AuthorMcAndrew, J. Thomas
PositionPersonal account

Editor's Note:

Seldom do we have an opportunity to get an insider's view of the operations of a critical international agency as well as the roots of an important contemporary conflict. Here, a retired American Foreign Service Officer provides such an insight with notes on his experiences, observations, and impressions when visiting the Gaza Strip as a diplomat assigned to U.S. embassies in the region and then service in Gaza as an officer of UNRWA, the UN Relief and Works Agency for Palestine Refugees.--Assoc. Publisher

A number of people have asked that I record some of the experiences, observations and impressions acquired during my years working in the Gaza strip with the United Nations Relief and Works Agency for Palestine Refugees (UNRWA). With apologies for a lack of precision due to the passage of time, there follow descriptions of and comments on things that I observed during my four years administering relief services for some 450,000 registered Palestinian refugees living in the Gaza Strip, as well as impressions from previous visits to Gaza.

First Visits I first visited Gaza in 1969 when, as part of my duties as U.S. representative on the UNRWA Advisory Commission in Beirut, I undertook to visit all of the UNRWA field offices and as many of the refugee camps and other facilities as possible. Traveling with the UNRWA courier from Amman via the Allenby Bridge, my first view of Gaza was at the Erez crossing point between southern Israel and the Strip. Immediately adjacent to and south of the border was an area occupied by a complex of newly constructed Israeli light industrial facilities. I was told that Palestinian Arab labor had been used in the construction of these premises but that no Arabs were subsequently employed in their ongoing commercial activities. Indeed it was clear from the security fencing around the compound and the nearby Israeli Defense Force (IDF)-manned watch towers that this complex was not destined to make a contribution to the economic life of Gaza's Palestinian residents.

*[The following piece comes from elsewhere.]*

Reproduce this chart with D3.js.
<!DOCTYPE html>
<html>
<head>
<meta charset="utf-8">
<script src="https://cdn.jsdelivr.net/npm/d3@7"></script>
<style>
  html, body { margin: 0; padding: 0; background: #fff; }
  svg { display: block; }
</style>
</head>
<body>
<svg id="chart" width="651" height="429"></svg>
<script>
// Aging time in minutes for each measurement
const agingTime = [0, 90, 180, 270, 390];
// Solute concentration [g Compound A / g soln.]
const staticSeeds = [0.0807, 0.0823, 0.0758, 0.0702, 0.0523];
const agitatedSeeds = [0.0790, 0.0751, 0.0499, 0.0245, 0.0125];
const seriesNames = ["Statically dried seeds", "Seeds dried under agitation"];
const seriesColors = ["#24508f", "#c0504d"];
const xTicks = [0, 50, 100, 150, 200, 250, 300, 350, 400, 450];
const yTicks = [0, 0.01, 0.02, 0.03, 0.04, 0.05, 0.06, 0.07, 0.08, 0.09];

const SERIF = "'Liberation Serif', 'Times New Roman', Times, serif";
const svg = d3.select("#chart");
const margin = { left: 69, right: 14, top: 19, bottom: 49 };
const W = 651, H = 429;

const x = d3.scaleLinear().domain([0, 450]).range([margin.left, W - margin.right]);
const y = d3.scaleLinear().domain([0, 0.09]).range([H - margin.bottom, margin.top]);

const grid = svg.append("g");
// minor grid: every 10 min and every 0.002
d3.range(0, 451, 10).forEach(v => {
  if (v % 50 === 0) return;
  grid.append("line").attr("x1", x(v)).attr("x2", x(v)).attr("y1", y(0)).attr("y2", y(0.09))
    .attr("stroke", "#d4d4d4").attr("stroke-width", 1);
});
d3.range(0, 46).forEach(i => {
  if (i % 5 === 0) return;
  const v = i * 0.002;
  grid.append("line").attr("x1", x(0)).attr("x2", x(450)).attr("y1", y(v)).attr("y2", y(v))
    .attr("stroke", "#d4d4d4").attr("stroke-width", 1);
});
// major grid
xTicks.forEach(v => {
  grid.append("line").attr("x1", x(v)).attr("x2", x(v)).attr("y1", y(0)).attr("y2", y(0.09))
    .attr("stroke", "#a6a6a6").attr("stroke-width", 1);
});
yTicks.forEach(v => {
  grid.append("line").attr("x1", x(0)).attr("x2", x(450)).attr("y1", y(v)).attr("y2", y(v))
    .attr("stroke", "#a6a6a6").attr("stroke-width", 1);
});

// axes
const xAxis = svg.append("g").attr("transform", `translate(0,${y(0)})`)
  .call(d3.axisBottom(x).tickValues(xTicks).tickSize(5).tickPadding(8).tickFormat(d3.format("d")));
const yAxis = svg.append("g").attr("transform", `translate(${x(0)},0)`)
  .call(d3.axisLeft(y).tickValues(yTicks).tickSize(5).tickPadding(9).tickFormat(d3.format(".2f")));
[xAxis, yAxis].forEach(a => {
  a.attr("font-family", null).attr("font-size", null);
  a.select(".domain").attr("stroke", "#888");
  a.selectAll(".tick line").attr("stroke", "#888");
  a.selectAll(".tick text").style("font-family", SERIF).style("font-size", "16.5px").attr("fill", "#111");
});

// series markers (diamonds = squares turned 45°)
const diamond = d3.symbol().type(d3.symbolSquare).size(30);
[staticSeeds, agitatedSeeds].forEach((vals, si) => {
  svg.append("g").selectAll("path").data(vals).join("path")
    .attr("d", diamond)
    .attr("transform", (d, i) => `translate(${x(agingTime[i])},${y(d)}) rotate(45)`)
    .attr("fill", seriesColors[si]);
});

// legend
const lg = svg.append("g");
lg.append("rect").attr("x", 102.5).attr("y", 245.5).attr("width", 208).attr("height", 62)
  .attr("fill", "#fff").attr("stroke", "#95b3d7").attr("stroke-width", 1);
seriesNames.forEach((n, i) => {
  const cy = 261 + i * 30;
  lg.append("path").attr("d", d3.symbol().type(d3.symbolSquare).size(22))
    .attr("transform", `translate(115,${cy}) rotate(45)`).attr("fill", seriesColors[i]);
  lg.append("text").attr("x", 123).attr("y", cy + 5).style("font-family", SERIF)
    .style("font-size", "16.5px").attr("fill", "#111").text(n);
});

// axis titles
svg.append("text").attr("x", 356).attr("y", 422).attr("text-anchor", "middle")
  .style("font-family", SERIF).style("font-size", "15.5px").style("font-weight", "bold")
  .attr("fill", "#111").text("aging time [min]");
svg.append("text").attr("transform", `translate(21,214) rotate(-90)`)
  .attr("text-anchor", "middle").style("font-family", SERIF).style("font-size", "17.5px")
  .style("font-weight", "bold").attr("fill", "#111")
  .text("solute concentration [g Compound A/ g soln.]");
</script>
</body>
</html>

My second visit took place in the spring of 1970 when my wife, Tess, was able to accompany me. Again, we traveled via the Allenby Bridge and, after a brief stop at the UNRWA field office, proceeded to our lodging at Marna House. Marna House, as visitors to the Strip will recall, was then regarded as the only place suitable for western visitors. There weren't many in those days - western journalists, NGO representatives, UN officials and the occasional foreign embassy visitor, although most of the latter tended not to remain overnight in Gaza as security conditions were still unsettled. Marna House was an ad hoc B&B in the home of Mrs. Margaret Nassar, herself a refugee from Safad in northern Galilee. I don't recall the circumstances that resulted in Mrs. Nassar ending up in Gaza rather than Jerusalem where her son, Walter, lived, or with one of her two married daughters, Hilda and Ruth, both of whom were married and living in the UK. She was a charming lady with many interesting and sad tales of her experiences before, during and after the 1948 War. She also followed day-to-day events in Gaza very closely, and when I was visiting in the camps and something occurred in Gaza City that threatened to upset the security situation, she kept Tess in the house and away from the souq or the nearby UN beach facility.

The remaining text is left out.